* _DATA SECTION_:

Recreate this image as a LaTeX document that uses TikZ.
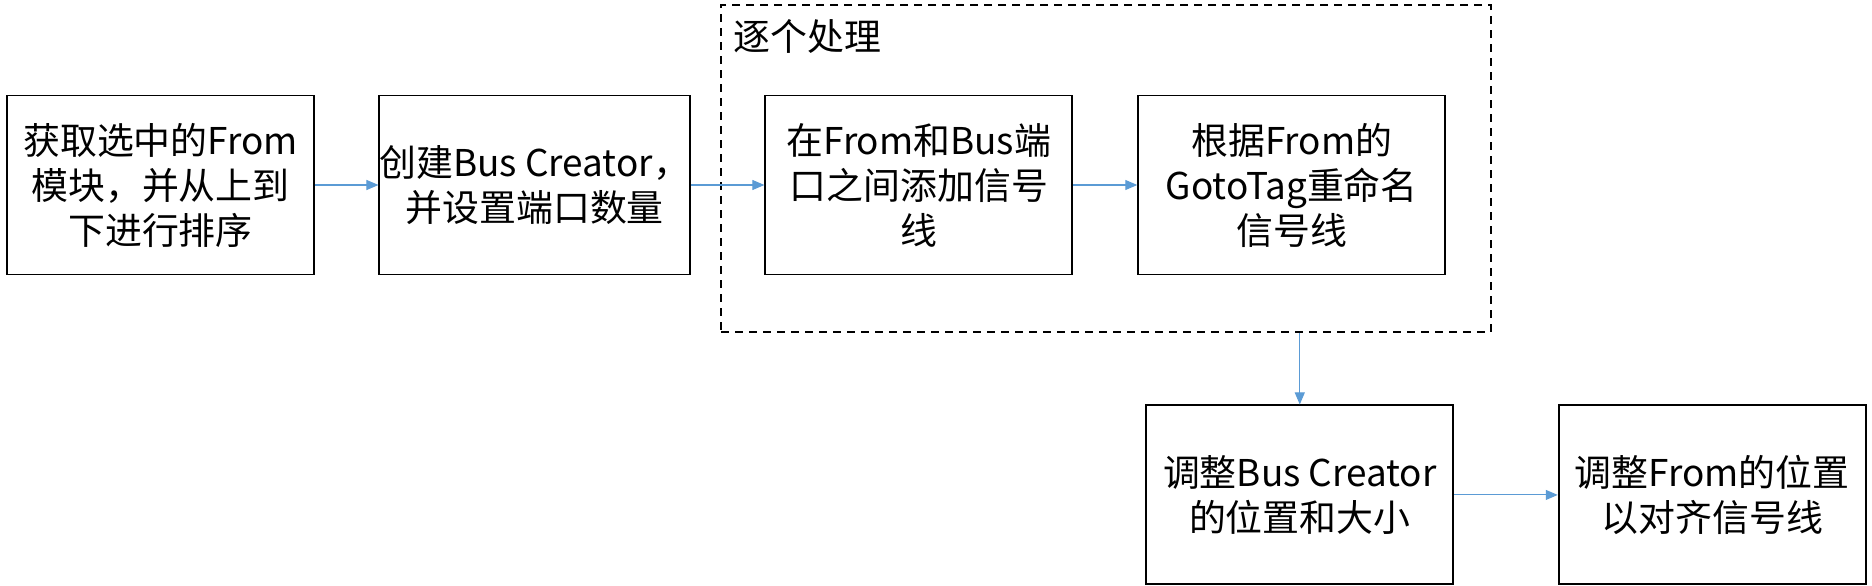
\documentclass[tikz,border=0pt]{standalone}
\usepackage{fontspec}
\setmainfont{Noto Sans CJK SC}
\usetikzlibrary{
	arrows.meta,
	positioning,
	calc,
	fit
}
\definecolor{linkblue}{HTML}{5B9BD5}

\begin{document}
\begin{tikzpicture}[
		box/.style={draw, line width=1.1pt, align=center, minimum width=6.14cm, minimum height=3.58cm, inner sep=0pt, font=\fontsize{21}{25.6}\selectfont},
		frame/.style={draw, line width=1.1pt, dash pattern=on 0.16cm off 0.12cm, inner sep=0pt},
		label/.style={inner sep=0pt, font=\fontsize{21}{25.6}\selectfont},
		arrow/.style={-{Triangle[length=0.24cm,width=0.2cm]}, line width=0.6pt, linkblue}
		]
		\useasboundingbox (0,0) rectangle (37.44,-11.72);
		
		% Nodes
		\node[box] (fetch) at (3.21,-3.70) {
			获取选中的From\\
			模块，并从上到\\
			下进行排序
		};
		
		\node[box, right=1.27cm of fetch] (create) {
			创建Bus Creator，\\
			并设置端口数量
		};
		
		\node[box, right=1.47cm of create] (connect) {
			在From和Bus端\\
			口之间添加信号\\
			线
		};
		
		\node[box, right=1.28cm of connect] (rename) {
			根据From的\\
			GotoTag重命名\\
			信号线
		};
		
		\coordinate (loopnw) at ($(connect.north west)+(-0.86,1.79)$);
		\coordinate (loopse) at ($(rename.south east)+(0.9,-1.13)$);
		\node[frame, fit=(loopnw)(loopse)] (loop) {};
		\node[label, anchor=west] (looptitle) at ($(loop.north west)+(0.26,-0.64)$) {逐个处理};
		
		\node[box, below=2.58cm of rename, xshift=0.16cm] (resize) {
			调整Bus Creator\\
			的位置和大小
		};
		
		\node[box, right=2.07cm of resize] (align) {
			调整From的位置\\
			以对齐信号线
		};
		
		% Arrows
		\draw[arrow] (fetch) -- (create);
		\draw[arrow] (create) -- (connect);
		\draw[arrow] (connect) -- (rename);
		\draw[arrow] (resize.north |- loop.south) -- (resize);
		\draw[arrow] (resize) -- (align);
		
	\end{tikzpicture}
\end{document}
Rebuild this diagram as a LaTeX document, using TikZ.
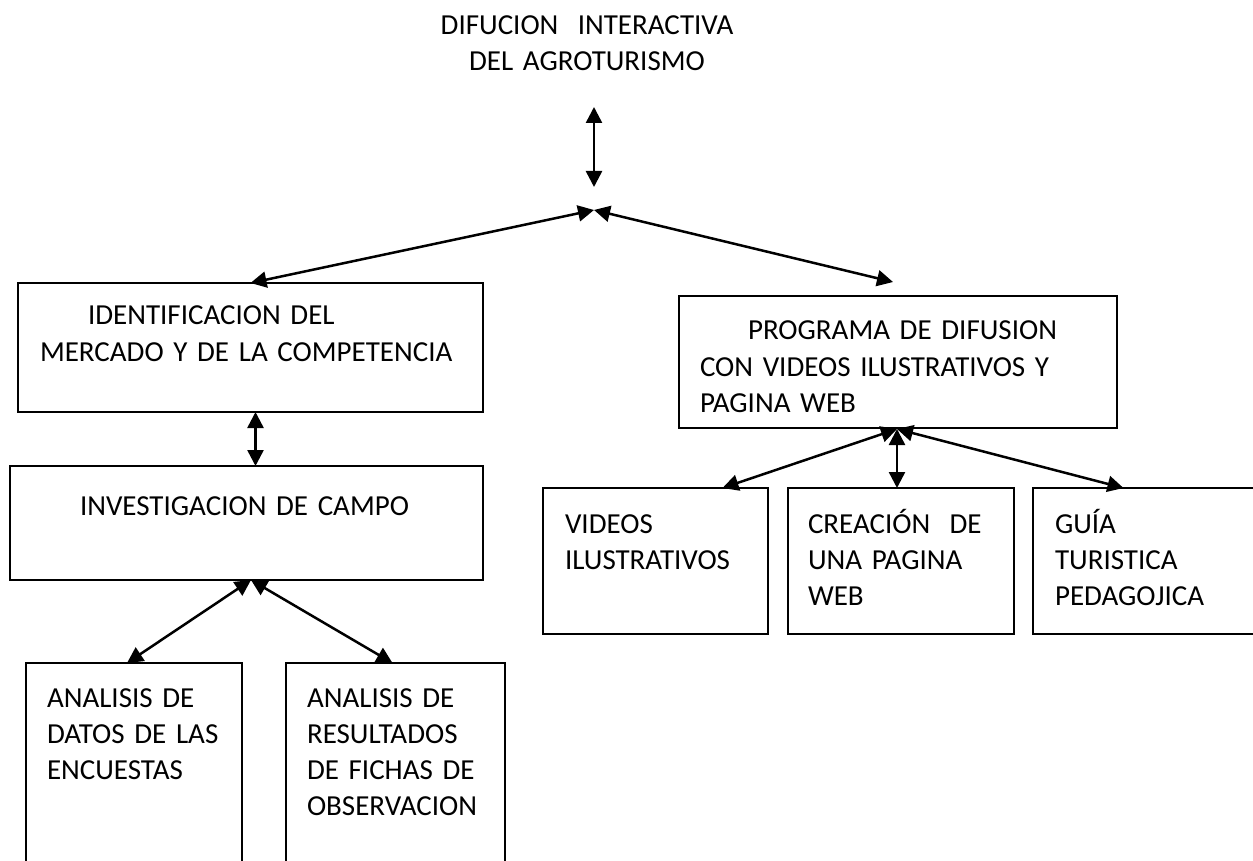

* _WRITTEN TASK_:
From the listing, extract all text exactly as given and drop any picture.

* _EXERCISE ANSWER_:
Recreate this image as a LaTeX document that uses TikZ.
\documentclass[tikz,border=0pt]{standalone}
\usepackage{fontspec}
\setmainfont{Noto Sans CJK SC}
\usetikzlibrary{
	arrows.meta,
	positioning,
	calc,
	fit
}
\definecolor{linkblue}{HTML}{5B9BD5}

\begin{document}
\begin{tikzpicture}[
		box/.style={draw, line width=1.1pt, align=center, minimum width=6.14cm, minimum height=3.58cm, inner sep=0pt, font=\fontsize{21}{25.6}\selectfont},
		frame/.style={draw, line width=1.1pt, dash pattern=on 0.16cm off 0.12cm, inner sep=0pt},
		label/.style={inner sep=0pt, font=\fontsize{21}{25.6}\selectfont},
		arrow/.style={-{Triangle[length=0.24cm,width=0.2cm]}, line width=0.6pt, linkblue}
		]
		\useasboundingbox (0,0) rectangle (37.44,-11.72);
		
		% Nodes
		\node[box] (fetch) at (3.21,-3.70) {
			获取选中的From\\
			模块，并从上到\\
			下进行排序
		};
		
		\node[box, right=1.27cm of fetch] (create) {
			创建Bus Creator，\\
			并设置端口数量
		};
		
		\node[box, right=1.47cm of create] (connect) {
			在From和Bus端\\
			口之间添加信号\\
			线
		};
		
		\node[box, right=1.28cm of connect] (rename) {
			根据From的\\
			GotoTag重命名\\
			信号线
		};
		
		\coordinate (loopnw) at ($(connect.north west)+(-0.86,1.79)$);
		\coordinate (loopse) at ($(rename.south east)+(0.9,-1.13)$);
		\node[frame, fit=(loopnw)(loopse)] (loop) {};
		\node[label, anchor=west] (looptitle) at ($(loop.north west)+(0.26,-0.64)$) {逐个处理};
		
		\node[box, below=2.58cm of rename, xshift=0.16cm] (resize) {
			调整Bus Creator\\
			的位置和大小
		};
		
		\node[box, right=2.07cm of resize] (align) {
			调整From的位置\\
			以对齐信号线
		};
		
		% Arrows
		\draw[arrow] (fetch) -- (create);
		\draw[arrow] (create) -- (connect);
		\draw[arrow] (connect) -- (rename);
		\draw[arrow] (resize.north |- loop.south) -- (resize);
		\draw[arrow] (resize) -- (align);
		
	\end{tikzpicture}
\end{document}
Rebuild this diagram as a LaTeX document, using TikZ.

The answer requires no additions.